REQUIRED WORK
Leave out the pictures and copy every record exactly.

SUPPLIED DATA
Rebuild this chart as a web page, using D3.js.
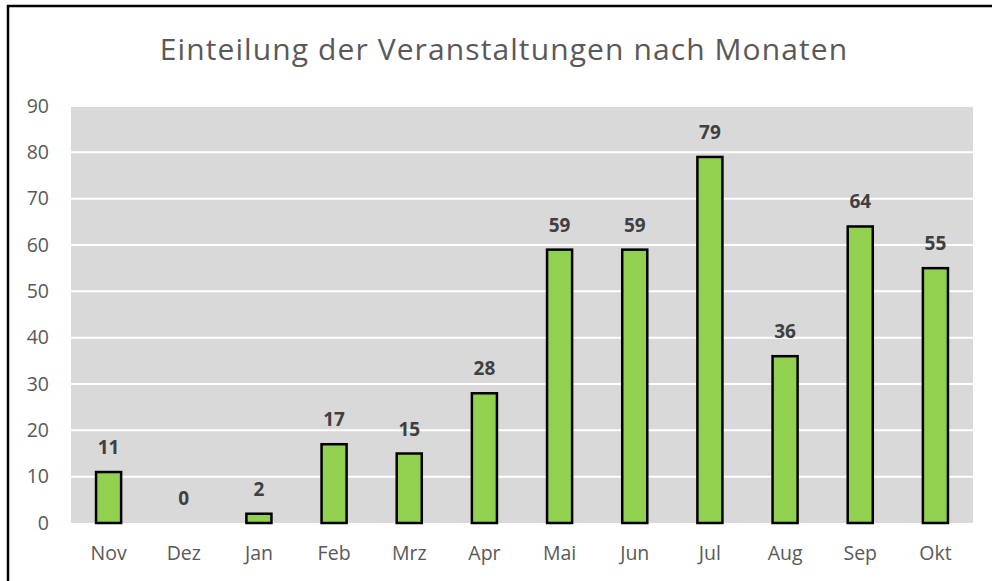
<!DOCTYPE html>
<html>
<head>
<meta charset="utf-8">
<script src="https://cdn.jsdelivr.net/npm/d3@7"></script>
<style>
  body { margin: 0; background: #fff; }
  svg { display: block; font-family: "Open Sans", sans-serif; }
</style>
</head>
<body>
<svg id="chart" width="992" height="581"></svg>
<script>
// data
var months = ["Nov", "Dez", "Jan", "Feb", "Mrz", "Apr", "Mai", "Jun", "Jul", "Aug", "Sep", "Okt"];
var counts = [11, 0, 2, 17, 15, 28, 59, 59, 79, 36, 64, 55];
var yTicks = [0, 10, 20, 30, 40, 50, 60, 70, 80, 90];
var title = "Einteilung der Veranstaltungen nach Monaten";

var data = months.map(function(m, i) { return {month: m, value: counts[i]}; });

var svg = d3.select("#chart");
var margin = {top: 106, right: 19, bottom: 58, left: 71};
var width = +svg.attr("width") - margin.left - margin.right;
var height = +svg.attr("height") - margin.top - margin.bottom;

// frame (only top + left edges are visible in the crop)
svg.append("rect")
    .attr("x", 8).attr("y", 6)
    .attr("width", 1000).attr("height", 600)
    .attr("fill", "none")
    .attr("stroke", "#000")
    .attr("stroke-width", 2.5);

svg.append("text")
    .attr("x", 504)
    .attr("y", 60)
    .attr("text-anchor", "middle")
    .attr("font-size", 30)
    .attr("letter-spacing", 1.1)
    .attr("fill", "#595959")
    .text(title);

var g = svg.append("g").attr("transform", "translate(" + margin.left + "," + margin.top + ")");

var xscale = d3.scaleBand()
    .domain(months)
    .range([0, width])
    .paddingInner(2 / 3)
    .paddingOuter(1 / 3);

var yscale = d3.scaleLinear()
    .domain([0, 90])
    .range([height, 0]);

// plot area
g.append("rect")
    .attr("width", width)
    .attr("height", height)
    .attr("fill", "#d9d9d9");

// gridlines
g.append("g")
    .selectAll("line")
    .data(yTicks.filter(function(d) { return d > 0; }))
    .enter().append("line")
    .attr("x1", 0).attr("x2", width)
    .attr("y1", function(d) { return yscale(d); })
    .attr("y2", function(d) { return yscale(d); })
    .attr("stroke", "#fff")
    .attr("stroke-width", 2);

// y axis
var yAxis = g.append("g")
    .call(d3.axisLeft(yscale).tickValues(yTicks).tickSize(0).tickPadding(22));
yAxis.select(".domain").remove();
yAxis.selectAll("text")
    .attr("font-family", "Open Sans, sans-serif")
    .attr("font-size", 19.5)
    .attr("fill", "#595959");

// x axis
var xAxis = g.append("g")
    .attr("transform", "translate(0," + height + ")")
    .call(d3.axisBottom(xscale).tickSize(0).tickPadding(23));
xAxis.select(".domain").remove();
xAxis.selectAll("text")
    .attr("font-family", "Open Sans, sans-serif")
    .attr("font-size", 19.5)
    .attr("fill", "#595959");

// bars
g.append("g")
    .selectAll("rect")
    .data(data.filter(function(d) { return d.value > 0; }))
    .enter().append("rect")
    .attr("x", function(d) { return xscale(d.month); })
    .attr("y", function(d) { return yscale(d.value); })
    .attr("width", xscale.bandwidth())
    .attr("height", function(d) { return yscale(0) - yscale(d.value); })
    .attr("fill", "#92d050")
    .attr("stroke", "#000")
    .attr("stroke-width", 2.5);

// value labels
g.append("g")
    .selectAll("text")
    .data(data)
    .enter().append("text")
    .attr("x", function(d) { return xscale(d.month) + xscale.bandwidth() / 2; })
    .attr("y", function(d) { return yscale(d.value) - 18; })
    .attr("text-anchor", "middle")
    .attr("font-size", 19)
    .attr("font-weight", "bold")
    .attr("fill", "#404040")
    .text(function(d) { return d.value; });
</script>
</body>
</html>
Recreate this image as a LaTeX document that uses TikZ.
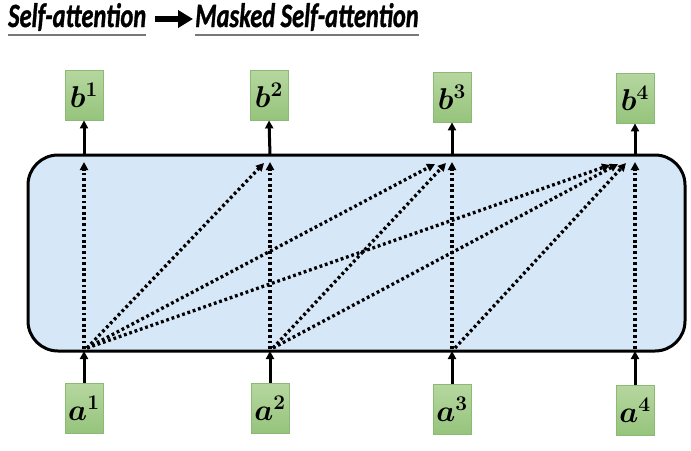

FINISHED TASK
Rebuild this chart as a web page, using D3.js.
<!DOCTYPE html>
<html>
<head>
<meta charset="utf-8">
<script src="https://cdn.jsdelivr.net/npm/d3@7"></script>
<style>
  body { margin: 0; background: #fff; }
  svg { display: block; font-family: "Open Sans", sans-serif; }
</style>
</head>
<body>
<svg id="chart" width="992" height="581"></svg>
<script>
// data
var months = ["Nov", "Dez", "Jan", "Feb", "Mrz", "Apr", "Mai", "Jun", "Jul", "Aug", "Sep", "Okt"];
var counts = [11, 0, 2, 17, 15, 28, 59, 59, 79, 36, 64, 55];
var yTicks = [0, 10, 20, 30, 40, 50, 60, 70, 80, 90];
var title = "Einteilung der Veranstaltungen nach Monaten";

var data = months.map(function(m, i) { return {month: m, value: counts[i]}; });

var svg = d3.select("#chart");
var margin = {top: 106, right: 19, bottom: 58, left: 71};
var width = +svg.attr("width") - margin.left - margin.right;
var height = +svg.attr("height") - margin.top - margin.bottom;

// frame (only top + left edges are visible in the crop)
svg.append("rect")
    .attr("x", 8).attr("y", 6)
    .attr("width", 1000).attr("height", 600)
    .attr("fill", "none")
    .attr("stroke", "#000")
    .attr("stroke-width", 2.5);

svg.append("text")
    .attr("x", 504)
    .attr("y", 60)
    .attr("text-anchor", "middle")
    .attr("font-size", 30)
    .attr("letter-spacing", 1.1)
    .attr("fill", "#595959")
    .text(title);

var g = svg.append("g").attr("transform", "translate(" + margin.left + "," + margin.top + ")");

var xscale = d3.scaleBand()
    .domain(months)
    .range([0, width])
    .paddingInner(2 / 3)
    .paddingOuter(1 / 3);

var yscale = d3.scaleLinear()
    .domain([0, 90])
    .range([height, 0]);

// plot area
g.append("rect")
    .attr("width", width)
    .attr("height", height)
    .attr("fill", "#d9d9d9");

// gridlines
g.append("g")
    .selectAll("line")
    .data(yTicks.filter(function(d) { return d > 0; }))
    .enter().append("line")
    .attr("x1", 0).attr("x2", width)
    .attr("y1", function(d) { return yscale(d); })
    .attr("y2", function(d) { return yscale(d); })
    .attr("stroke", "#fff")
    .attr("stroke-width", 2);

// y axis
var yAxis = g.append("g")
    .call(d3.axisLeft(yscale).tickValues(yTicks).tickSize(0).tickPadding(22));
yAxis.select(".domain").remove();
yAxis.selectAll("text")
    .attr("font-family", "Open Sans, sans-serif")
    .attr("font-size", 19.5)
    .attr("fill", "#595959");

// x axis
var xAxis = g.append("g")
    .attr("transform", "translate(0," + height + ")")
    .call(d3.axisBottom(xscale).tickSize(0).tickPadding(23));
xAxis.select(".domain").remove();
xAxis.selectAll("text")
    .attr("font-family", "Open Sans, sans-serif")
    .attr("font-size", 19.5)
    .attr("fill", "#595959");

// bars
g.append("g")
    .selectAll("rect")
    .data(data.filter(function(d) { return d.value > 0; }))
    .enter().append("rect")
    .attr("x", function(d) { return xscale(d.month); })
    .attr("y", function(d) { return yscale(d.value); })
    .attr("width", xscale.bandwidth())
    .attr("height", function(d) { return yscale(0) - yscale(d.value); })
    .attr("fill", "#92d050")
    .attr("stroke", "#000")
    .attr("stroke-width", 2.5);

// value labels
g.append("g")
    .selectAll("text")
    .data(data)
    .enter().append("text")
    .attr("x", function(d) { return xscale(d.month) + xscale.bandwidth() / 2; })
    .attr("y", function(d) { return yscale(d.value) - 18; })
    .attr("text-anchor", "middle")
    .attr("font-size", 19)
    .attr("font-weight", "bold")
    .attr("fill", "#404040")
    .text(function(d) { return d.value; });
</script>
</body>
</html>
Recreate this image as a LaTeX document that uses TikZ.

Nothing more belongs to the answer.